## WHAT IS ASKED
Gather all lines with "that" from the records.

## DATA FOR THIS TASK
--
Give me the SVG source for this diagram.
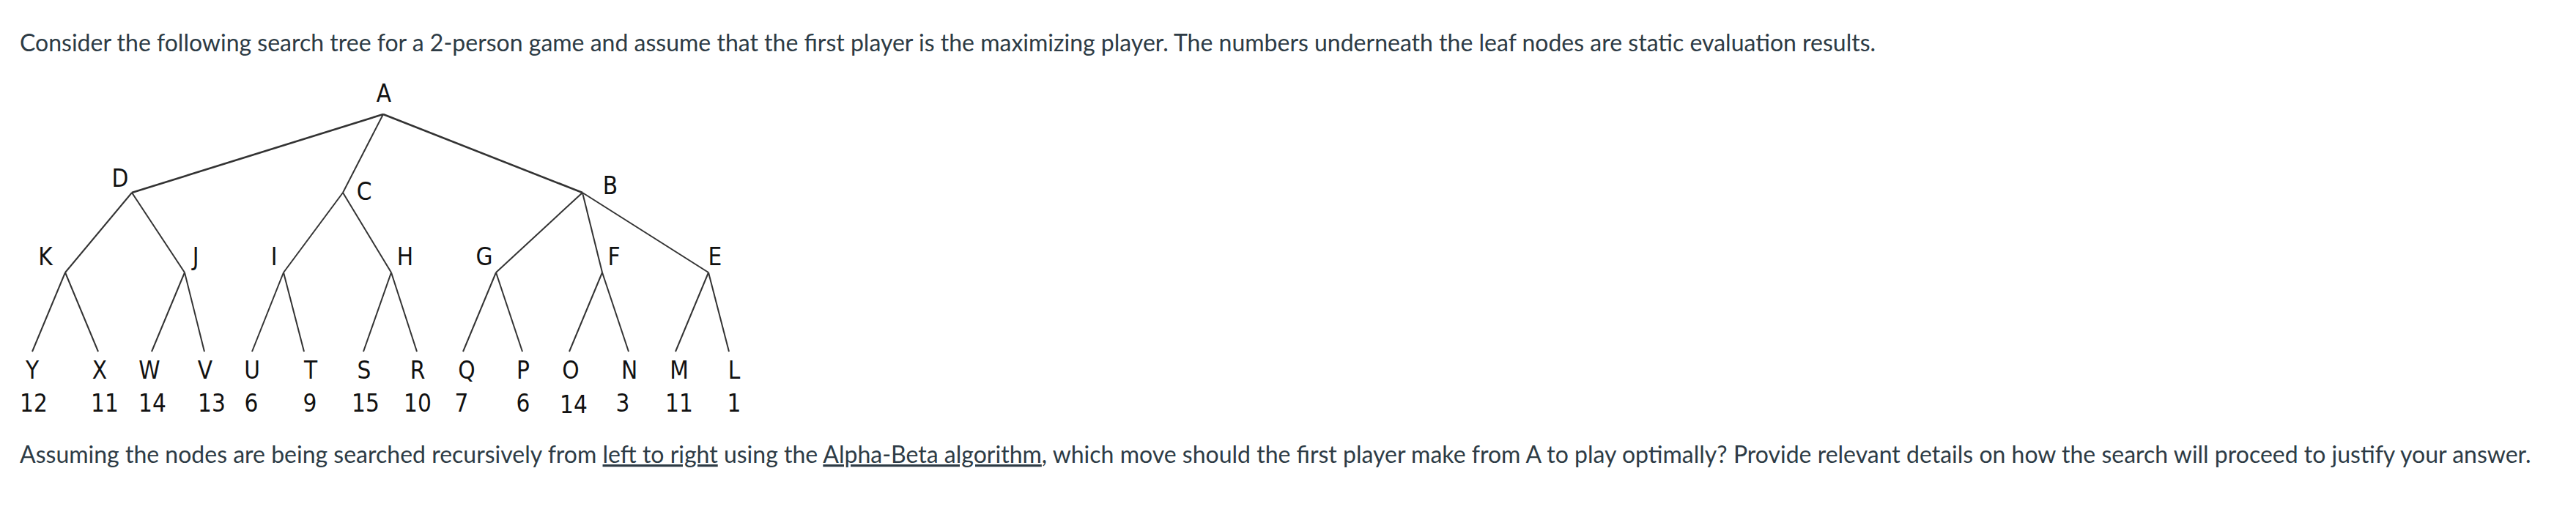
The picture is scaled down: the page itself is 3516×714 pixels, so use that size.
<svg xmlns="http://www.w3.org/2000/svg" width="3516" height="714" viewBox="0 0 3516 714">
<style>
.body{font-family:Lato,"Liberation Sans",sans-serif;font-size:32px;fill:#2d3b45}
.lbl{font-family:"DejaVu Sans Condensed","DejaVu Sans",sans-serif;font-size:33px;fill:#111;text-anchor:middle}
.edge{stroke:#333;stroke-width:2;fill:none}
.top{stroke-width:2.6}
</style>
<rect width="3516" height="714" fill="#fff"/>
<text class="body" x="27" y="70">Consider the following search tree for a 2-person game and assume that the first player is the maximizing player. The numbers underneath the leaf nodes are static evaluation results.</text>
<g id="connectors">
<line class="edge top" x1="523" y1="156" x2="180" y2="263"/>
<line class="edge" x1="523" y1="156" x2="468" y2="263"/>
<line class="edge top" x1="523" y1="156" x2="795" y2="263"/>
<line class="edge" x1="180" y1="263" x2="89" y2="372"/>
<line class="edge" x1="180" y1="263" x2="252" y2="372"/>
<line class="edge" x1="468" y1="263" x2="387" y2="372"/>
<line class="edge" x1="468" y1="263" x2="534" y2="372"/>
<line class="edge" x1="795" y1="263" x2="677" y2="372"/>
<line class="edge" x1="795" y1="263" x2="822" y2="372"/>
<line class="edge" x1="795" y1="263" x2="967" y2="372"/>
<line class="edge" x1="89" y1="372" x2="44" y2="480"/>
<line class="edge" x1="89" y1="372" x2="134" y2="480"/>
<line class="edge" x1="252" y1="372" x2="207" y2="480"/>
<line class="edge" x1="252" y1="372" x2="279" y2="480"/>
<line class="edge" x1="387" y1="372" x2="344" y2="480"/>
<line class="edge" x1="387" y1="372" x2="415" y2="480"/>
<line class="edge" x1="534" y1="372" x2="496" y2="480"/>
<line class="edge" x1="534" y1="372" x2="569" y2="480"/>
<line class="edge" x1="677" y1="372" x2="632" y2="480"/>
<line class="edge" x1="677" y1="372" x2="713" y2="480"/>
<line class="edge" x1="822" y1="372" x2="777" y2="480"/>
<line class="edge" x1="822" y1="372" x2="858" y2="480"/>
<line class="edge" x1="967" y1="372" x2="922" y2="480"/>
<line class="edge" x1="967" y1="372" x2="995" y2="480"/>
</g>
<g id="node-A"><text class="lbl" x="524" y="139">A</text></g>
<g id="node-D"><text class="lbl" x="164" y="255">D</text></g>
<g id="node-C"><text class="lbl" x="497" y="273">C</text></g>
<g id="node-B"><text class="lbl" x="833" y="265">B</text></g>
<g id="node-K"><text class="lbl" x="62" y="362">K</text></g>
<g id="node-J"><text class="lbl" x="267" y="362">J</text></g>
<g id="node-I"><text class="lbl" x="374" y="362">I</text></g>
<g id="node-H"><text class="lbl" x="553" y="362">H</text></g>
<g id="node-G"><text class="lbl" x="661" y="362">G</text></g>
<g id="node-F"><text class="lbl" x="838" y="362">F</text></g>
<g id="node-E"><text class="lbl" x="976" y="362">E</text></g>
<g id="node-Y"><text class="lbl" x="44" y="517">Y</text><text class="lbl" x="46" y="562">12</text></g>
<g id="node-X"><text class="lbl" x="136" y="517">X</text><text class="lbl" x="143" y="562">11</text></g>
<g id="node-W"><text class="lbl" x="204" y="517">W</text><text class="lbl" x="208" y="562">14</text></g>
<g id="node-V"><text class="lbl" x="280" y="517">V</text><text class="lbl" x="289" y="562">13</text></g>
<g id="node-U"><text class="lbl" x="344" y="517">U</text><text class="lbl" x="343" y="562">6</text></g>
<g id="node-T"><text class="lbl" x="424" y="517">T</text><text class="lbl" x="423" y="562">9</text></g>
<g id="node-S"><text class="lbl" x="497" y="517">S</text><text class="lbl" x="499" y="562">15</text></g>
<g id="node-R"><text class="lbl" x="570" y="517">R</text><text class="lbl" x="570" y="562">10</text></g>
<g id="node-Q"><text class="lbl" x="637" y="517">Q</text><text class="lbl" x="630" y="562">7</text></g>
<g id="node-P"><text class="lbl" x="714" y="517">P</text><text class="lbl" x="714" y="562">6</text></g>
<g id="node-O"><text class="lbl" x="779" y="517">O</text><text class="lbl" x="783" y="564">14</text></g>
<g id="node-N"><text class="lbl" x="859" y="517">N</text><text class="lbl" x="850" y="562">3</text></g>
<g id="node-M"><text class="lbl" x="927" y="517">M</text><text class="lbl" x="927" y="562">11</text></g>
<g id="node-L"><text class="lbl" x="1002" y="517">L</text><text class="lbl" x="1002" y="562">1</text></g>
<text class="body" x="27" y="632">Assuming the nodes are being searched recursively from <tspan text-decoration="underline">left to right</tspan> using the <tspan text-decoration="underline">Alpha-Beta algorithm</tspan>, which move should the first player make from A to play optimally? Provide relevant details on how the search will proceed to justify your answer.</text>
</svg>
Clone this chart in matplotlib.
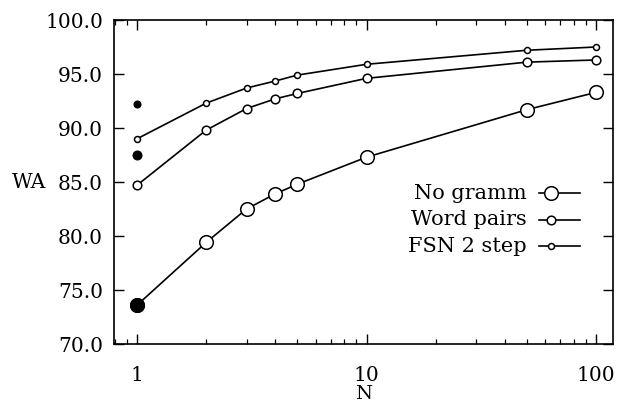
import matplotlib
matplotlib.use("Agg")
import matplotlib.pyplot as plt
from matplotlib.ticker import LogLocator, FixedLocator, NullFormatter, FuncFormatter

N = [1, 2, 3, 4, 5, 10, 50, 100]
no_gramm = [73.6, 79.4, 82.5, 83.9, 84.8, 87.3, 91.7, 93.3]
word_pairs = [84.7, 89.8, 91.8, 92.7, 93.2, 94.6, 96.1, 96.3]
fsn_2step = [89.0, 92.3, 93.7, 94.35, 94.9, 95.9, 97.2, 97.5]
filled_vals = [73.6, 87.5, 92.2]
labels = ["No gramm", "Word pairs", "FSN 2 step"]
yticks = [70, 75, 80, 85, 90, 95, 100]
xticks = [1, 10, 100]

plt.rcParams['font.family'] = ['DejaVu Serif']
fig = plt.figure(figsize=(6.18, 4.05), dpi=100)
ax = fig.add_axes([0.1845, 0.1506, 0.8075, 0.80])

sizes = [9.8, 6.2, 4.3]
series = [no_gramm, word_pairs, fsn_2step]
for vals, ms in zip(series, sizes):
    ax.plot(N, vals, color='black', lw=1.2, marker='o', ms=ms,
            mfc='white', mec='black', mew=1.1, zorder=3)
# filled points at N=1
ax.plot([N[0]], [filled_vals[0]], 'o', color='black', ms=sizes[0], zorder=4)
ax.plot([N[0]], [filled_vals[1]], 'o', color='black', ms=sizes[1], zorder=4)
ax.plot([N[0]], [filled_vals[2]], 'o', color='black', ms=sizes[2] + 0.5, zorder=4)

ax.set_xscale('log')
ax.set_xlim(0.794, 118.6)
ax.set_ylim(70, 100)
ax.set_yticks(yticks)
ax.yaxis.set_major_formatter(FuncFormatter(lambda v, p: f"{v:.1f}"))
ax.xaxis.set_major_locator(FixedLocator(xticks))
ax.xaxis.set_major_formatter(FuncFormatter(lambda v, p: f"{int(v)}"))
ax.xaxis.set_minor_locator(LogLocator(base=10, subs=range(2, 10)))
ax.xaxis.set_minor_formatter(NullFormatter())
ax.tick_params(which='both', direction='in', top=True, right=True, labelsize=14.5)
ax.tick_params(which='major', length=7, width=1.0)
ax.tick_params(axis='y', which='major', pad=8)
ax.tick_params(axis='x', which='major', pad=16)
ax.tick_params(which='minor', length=3.5, width=0.9)
for s in ax.spines.values():
    s.set_linewidth(1.2)

ax.set_xlabel("N", fontsize=14, labelpad=0)
ax.set_ylabel("WA", fontsize=14.5, rotation=0, va='center')
ax.yaxis.set_label_coords(-0.17, 0.5)

# manual legend (right-aligned text, marker to the right)
ys = [0.465, 0.383, 0.302]
for lab, ms, yy in zip(labels, sizes, ys):
    ax.text(0.8275, yy, lab, transform=ax.transAxes, ha='right', va='center', fontsize=15)
    ax.plot([0.852, 0.934], [yy, yy], transform=ax.transAxes, color='black', lw=1.2)
    ax.plot([0.876], [yy], transform=ax.transAxes, marker='o', ms=ms,
            mfc='white', mec='black', mew=1.1, color='black')

fig.savefig("out.png", dpi=100)
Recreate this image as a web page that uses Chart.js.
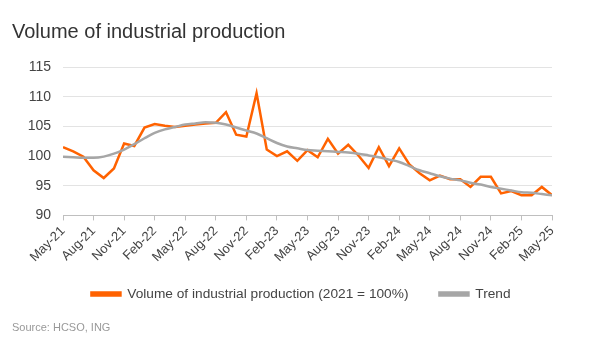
<!DOCTYPE html>
<html>
<head>
<meta charset="utf-8">
<script src="https://cdn.jsdelivr.net/npm/chart.js@4"></script>
<style>
  html, body { margin: 0; padding: 0; background: #fff; }
  #wrap { position: relative; width: 596px; height: 352px; }
</style>
</head>
<body>
<div id="wrap"><canvas id="chart" width="596" height="352"></canvas></div>
<script>
// tick labels, one every 3 months (May-21 .. May-25)
const tickLabels = [
    'May-21', 'Aug-21', 'Nov-21', 'Feb-22', 'May-22', 'Aug-22', 'Nov-22', 'Feb-23', 'May-23',
    'Aug-23', 'Nov-23', 'Feb-24', 'May-24', 'Aug-24', 'Nov-24', 'Feb-25', 'May-25'
];

// monthly values, May-21 .. May-25 (49 months)
const production = [
    101.5, 100.8, 99.9, 97.6, 96.3, 97.9, 102.1, 101.7, 104.8, 105.4,
    105.1, 104.9, 105.1, 105.3, 105.5, 105.6, 107.4, 103.6, 103.3, 110.6,
    101.1, 100.0, 100.8, 99.2, 101.0, 99.8, 102.9, 100.4, 101.9, 100.1,
    98.0, 101.5, 98.3, 101.3, 98.6, 97.1, 95.9, 96.7, 96.1, 96.1,
    94.8, 96.5, 96.5, 93.7, 94.1, 93.4, 93.4, 94.8, 93.4
];
const trend = [
    99.9, 99.8, 99.7, 99.7, 99.9, 100.4, 101.1, 102.0, 103.0, 103.9,
    104.5, 104.9, 105.3, 105.5, 105.7, 105.6, 105.3, 104.8, 104.3, 103.8,
    103.0, 102.2, 101.6, 101.3, 101.0, 100.9, 100.8, 100.7, 100.6, 100.4,
    100.1, 99.8, 99.4, 99.0, 98.3, 97.6, 97.1, 96.6, 96.2, 95.9,
    95.5, 95.2, 94.8, 94.5, 94.2, 93.9, 93.8, 93.6, 93.4
];

const orange = '#ff6200';
const grey = '#a6a6a6';
const font = '"Liberation Sans", Arial, sans-serif';

const toPoints = arr => arr.map((v, i) => ({ x: i, y: v }));

// legend centred on the whole picture; x labels allowed to run below their (shrunk) box
const layoutTweaks = {
    id: 'layoutTweaks',
    afterLayout(chart) {
        chart.legend.left += 19;
        chart.legend.right += 19;
        chart.scales.x.bottom += 14;
        chart.scales.x.height += 14;
    }
};

const ctx = document.getElementById('chart').getContext('2d');
new Chart(ctx, {
    type: 'line',
    data: {
        datasets: [
            {
                label: 'Volume of industrial production (2021 = 100%)',
                data: toPoints(production),
                borderColor: orange,
                backgroundColor: orange,
                borderWidth: 2.5,
                pointRadius: 0,
                tension: 0,
                order: 2
            },
            {
                label: 'Trend',
                data: toPoints(trend),
                borderColor: grey,
                backgroundColor: grey,
                borderWidth: 2.5,
                pointRadius: 0,
                cubicInterpolationMode: 'monotone',
                order: 1
            }
        ]
    },
    options: {
        responsive: false,
        animation: false,
        layout: { padding: { left: 12, right: 44, top: 0, bottom: 4 } },
        plugins: {
            title: {
                display: true,
                text: 'Volume of industrial production',
                align: 'start',
                color: '#333',
                font: { family: font, size: 20, weight: 'normal' },
                padding: { top: 20, bottom: 23 }
            },
            subtitle: {
                display: true,
                position: 'bottom',
                text: 'Source: HCSO, ING',
                align: 'start',
                color: '#999',
                font: { family: font, size: 11 },
                padding: { top: 11, bottom: 13 }
            },
            legend: {
                position: 'bottom',
                labels: {
                    sort: (a, b) => a.datasetIndex - b.datasetIndex,
                    boxWidth: 29,
                    boxHeight: 3,
                    padding: 31,
                    color: '#444',
                    font: { family: font, size: 13.7 }
                }
            },
            tooltip: { enabled: false }
        },
        scales: {
            x: {
                type: 'linear',
                min: 0,
                max: 48,
                border: { display: true, color: '#bfbfbf', width: 1 },
                grid: { drawOnChartArea: false, drawTicks: true, tickLength: 5, color: '#bfbfbf' },
                ticks: {
                    stepSize: 3,
                    autoSkip: false,
                    maxRotation: 45,
                    minRotation: 45,
                    color: '#444',
                    font: { family: font, size: 13 },
                    callback: value => tickLabels[value / 3]
                },
                afterFit: scale => { scale.height -= 12; }
            },
            y: {
                min: 90,
                max: 115,
                border: { display: false },
                grid: { color: '#e3e3e3', drawTicks: false },
                ticks: {
                    stepSize: 5,
                    padding: 12,
                    color: '#444',
                    font: { family: font, size: 14 }
                },
                afterFit: scale => { scale.width = 51; }
            }
        }
    },
    plugins: [layoutTweaks]
});
</script>
</body>
</html>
--
## SOLUTION
The picture is scaled down: the page itself is 3516×714 pixels, so use that size.
<text class="body" x="27" y="70">Consider the following search tree for a 2-person game and assume that the first player is the maximizing player. The numbers underneath the leaf nodes are static evaluation results.</text>
Recreate this image as a web page that uses Chart.js.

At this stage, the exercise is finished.